As I have said, I am a sap when it comes to dogs.

Recently I read about Rufus, Target, and Sasha, three stray dogs who together saved the lives of up to 50 US soldiers in Afghanistan when they prevented a suicide bomber from entering a barracks on base. The bomber got the door open but Rufus and Target had latched on to his legs, preventing him from entering. Sasha was barking wildly, alerting her friend, Sgt. Chris Duke, to the danger. When the bomber realized he could go no further, he detonated his vest.

Sasha, the smallest of the three, was injured so badly that she had to be put down. Rufus and Target were both horribly burned over the majority of their bodies. Thanks to the soldiers, they were nursed back to health and survived the attack. This Reader’s Digest article has the whole story.

Keep in mind that these dogs were only curs. They aren’t purebreds, or show dogs. They were simply mutts, strays from a war-ravaged country who, despite having no reason to care about humans, acted out of instinct and loyalty to the soldiers they had befriended. Even though they probably did not know their lives were in danger, their acts were still, by all accounts, heroic. They selflessly put themselves between their friends and danger, giving fur, skin, and blood in the process and, in Sasha’s case, the ultimate sacrifice.

Can you blame me for being a sap over dogs, when I see what three strays are capable of?

Unfortunately, this post is not about dog heroism. Rather, it is about human incompetence, selfishness, and cruelty.

Because after reading about Rufus and Target, and their subsequent journey to the US to live with their friends (thanks to the organization Hope for Warriors), I came across this devastating follow-up on Target. It seems that after relocating to Arizona to live with Sgt. Young who had nursed her back to health, she wandered off one night. Animal control found her, and Sgt. Young saw her photo on the shelter’s website. He paid the fee online and went down in the morning to pick her up. When he arrived, he found that she had been euthanized, being accidentally mistaken for another dog.

Target was a survivor. She managed to survive puppyhood in a war-torn region with no medical care, scarce water, and an inconsistent food supply. She survived a point-blank explosion of C-4 explosive. She survived a long and surely painful rehabilitation process. She survived for months after her benefactors left to return to the US, and then endured what must’ve been a week-long trip from Afghanistan to Georgia and then another to Arizona. She survived all of those remarkable perils only to be senselessly killed by human incompetence and cruelty in what we delude ourselves into believing is a civilized society.

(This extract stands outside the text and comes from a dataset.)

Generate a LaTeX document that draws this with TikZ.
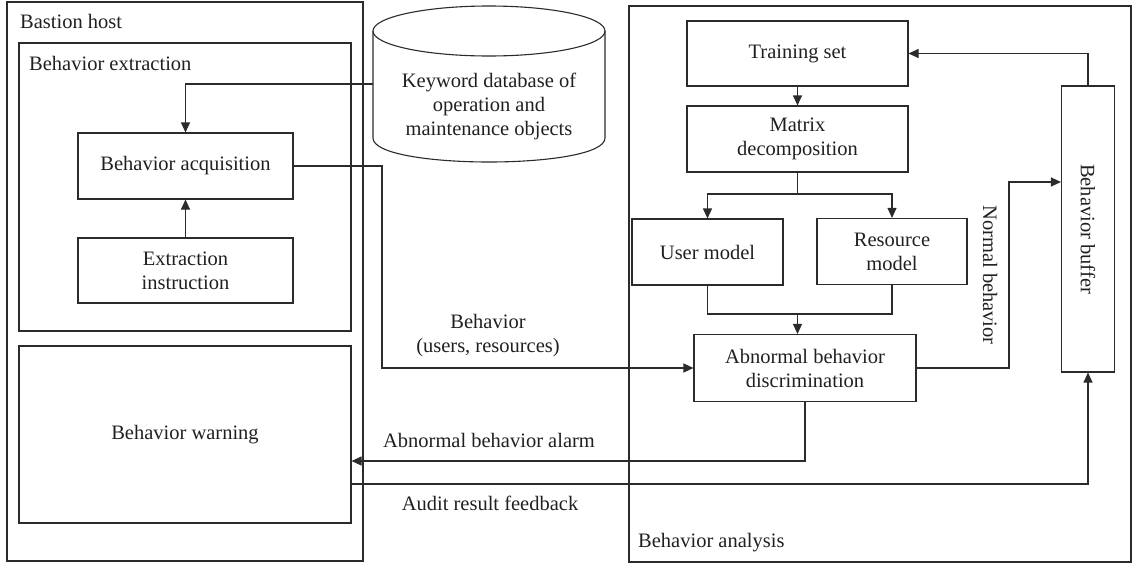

You deserved better, Target. We owed you more…much more. You saved the lives of our soldiers and this is how we repay you.

When I imagine the innocence, trust, and submissiveness she likely exhibited as she was being euthanized, having surely received countless injections during her treatment and rehabilitation after the attack, it makes me want to vomit.

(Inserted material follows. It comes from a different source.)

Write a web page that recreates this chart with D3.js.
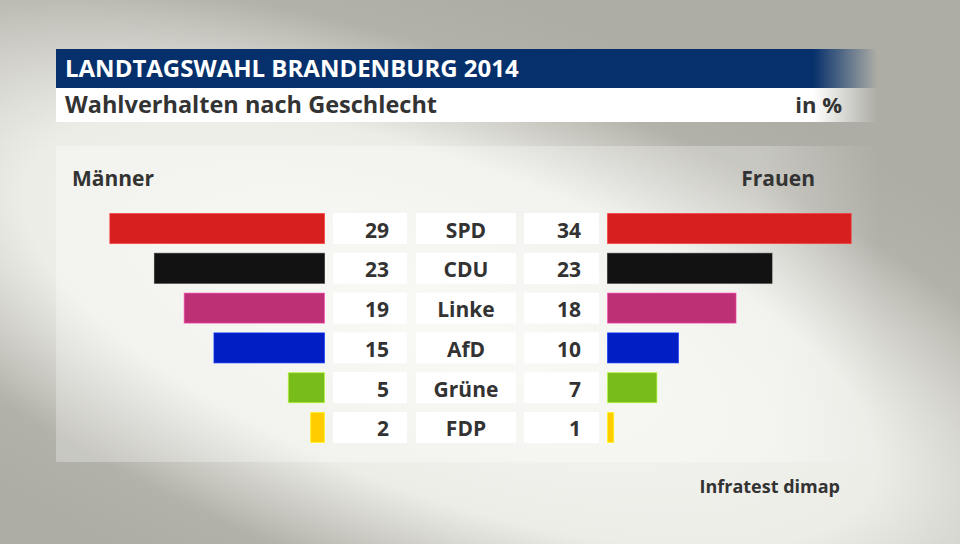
<!DOCTYPE html>
<html><head><meta charset="utf-8">
<script src="https://cdn.jsdelivr.net/npm/d3@7"></script>
<style>html,body{margin:0;padding:0;background:#c0c0b8;}svg{display:block;}text{font-family:"Open Sans",sans-serif;font-weight:700;}</style>
</head><body>
<script>
const parties = ["SPD","CDU","Linke","AfD","Grüne","FDP"];
const men = [29,23,19,15,5,2];
const women = [34,23,18,10,7,1];
const colors = ["#d71f1f","#121212","#bd3075","#001ec4","#78bc1b","#ffcc00"];
const title = "LANDTAGSWAHL BRANDENBURG 2014";
const subtitle = "Wahlverhalten nach Geschlecht";
const unit = "in %";
const leftHead = "Männer", rightHead = "Frauen";
const source = "Infratest dimap";

const W=960,H=544;
const svg=d3.select("body").append("svg").attr("width",W).attr("height",H);
const defs=svg.append("defs");
const bg=defs.append("radialGradient").attr("id","bg").attr("gradientUnits","userSpaceOnUse")
 .attr("cx",0).attr("cy",0).attr("r",1).attr("gradientTransform","translate(450,330) rotate(20) scale(900,330)");
[[0,"#f7f7f3"],[0.5,"#ededE8"],[0.8,"#b3b2aa"],[1,"#adada5"]].forEach(s=>bg.append("stop").attr("offset",s[0]).attr("stop-color",s[1]));
svg.append("rect").attr("width",W).attr("height",H).attr("fill","url(#bg)");

function fadeGrad(id,color,op){
  const g=defs.append("linearGradient").attr("id",id).attr("gradientUnits","userSpaceOnUse").attr("x1",813).attr("x2",877).attr("y1",0).attr("y2",0);
  g.append("stop").attr("offset",0).attr("stop-color",color).attr("stop-opacity",op);
  g.append("stop").attr("offset",1).attr("stop-color",color).attr("stop-opacity",0);
}
fadeGrad("tb","#06306b",1);
fadeGrad("sb","#ffffff",1);
const pg=defs.append("linearGradient").attr("id","pg").attr("gradientUnits","userSpaceOnUse").attr("x1",760).attr("x2",880).attr("y1",0).attr("y2",0);
pg.append("stop").attr("offset",0).attr("stop-color","#fff").attr("stop-opacity",0.28);
pg.append("stop").attr("offset",1).attr("stop-color","#fff").attr("stop-opacity",0);

// panel
svg.append("rect").attr("x",56).attr("y",146).attr("width",824).attr("height",316).attr("fill","url(#pg)");
// title bars
svg.append("rect").attr("x",56).attr("y",49).attr("width",824).attr("height",39).attr("fill","url(#tb)");
svg.append("rect").attr("x",56).attr("y",88).attr("width",824).attr("height",34).attr("fill","url(#sb)");
svg.append("text").attr("x",65).attr("y",77).attr("fill","#fff").attr("font-size",24).text(title);
svg.append("text").attr("x",65).attr("y",113).attr("fill","#333").attr("font-size",23.5).text(subtitle);
svg.append("text").attr("x",842).attr("y",113).attr("fill","#333").attr("font-size",22).attr("text-anchor","end").text(unit);

svg.append("text").attr("x",72).attr("y",186).attr("fill","#333").attr("font-size",21).text(leftHead);
svg.append("text").attr("x",815).attr("y",186).attr("fill","#333").attr("font-size",21).attr("text-anchor","end").text(rightHead);
svg.append("text").attr("x",840).attr("y",493).attr("fill","#333").attr("font-size",18).attr("text-anchor","end").text(source);

const y=d3.scaleBand().domain(parties).range([213,443]).paddingInner(0.22).paddingOuter(0);
const xl=d3.scaleLinear().domain([0,29]).range([325,109.3]);
const xr=d3.scaleLinear().domain([0,34]).range([607,851.7]);

const rows=svg.append("g").selectAll("g").data(parties).join("g");
rows.append("rect").attr("x",(d,i)=>xl(men[i])+0.5).attr("y",d=>y(d)+0.5).attr("width",(d,i)=>xl(0)-xl(men[i])-1).attr("height",y.bandwidth()-1)
 .attr("fill",(d,i)=>colors[i]).attr("stroke",(d,i)=>d3.color(colors[i]).brighter(1.2)).attr("stroke-width",1).attr("stroke-opacity",0.6);
rows.append("rect").attr("x",xr(0)+0.5).attr("y",d=>y(d)+0.5).attr("width",(d,i)=>xr(women[i])-xr(0)-1).attr("height",y.bandwidth()-1)
 .attr("fill",(d,i)=>colors[i]).attr("stroke",(d,i)=>d3.color(colors[i]).brighter(1.2)).attr("stroke-width",1).attr("stroke-opacity",0.6);
// boxes
[[333,74],[416,100],[524,75]].forEach(b=>{
  rows.append("rect").attr("x",b[0]).attr("y",d=>y(d)).attr("width",b[1]).attr("height",y.bandwidth()).attr("fill","#fff");
});
const ty=d=>y(d)+y.bandwidth()/2+9;
rows.append("text").attr("x",389).attr("y",ty).attr("text-anchor","end").attr("font-size",21).attr("fill","#333").text((d,i)=>men[i]);
rows.append("text").attr("x",466).attr("y",ty).attr("text-anchor","middle").attr("font-size",21).attr("fill","#333").text(d=>d);
rows.append("text").attr("x",581).attr("y",ty).attr("text-anchor","end").attr("font-size",21).attr("fill","#333").text((d,i)=>women[i]);
</script>
</body></html>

To think of the noble act she had performed, and the ruined potential of what other gifts she may have given, it makes me angry.

To think that she would have likely been safer, or at least still alive, in Afghanistan makes me ashamed.

To think of the guilt and remorse that Sgt. Young must feel, having been stripped of the guardian to whom he owed his life makes me truly sad.

My only solace is that her death has the potential to drive changes to our animal control policies. The No-Kill movement has been growing steam over the last decade and more resources than ever are available to support the no-kill argument. They can be found here at the No Kill Advocacy Center website.

Target, Rufus, and Sasha were strays. Wild dogs for whom most people wouldn’t spare a meal, much less pay money. In the US, all three would have ended up in shelters and likely been euthanized. Together, these unlikely heroes saved 50 human lives, entirely of their own volition.

Over a million dogs are euthanized by shelters every year in the US. Each one may be a hero in waiting.

Consider saving (not buying) a dog. They’re waiting for you at your local shelter. In exchange, they’ll give you unconditional love and they might just return the favor one day.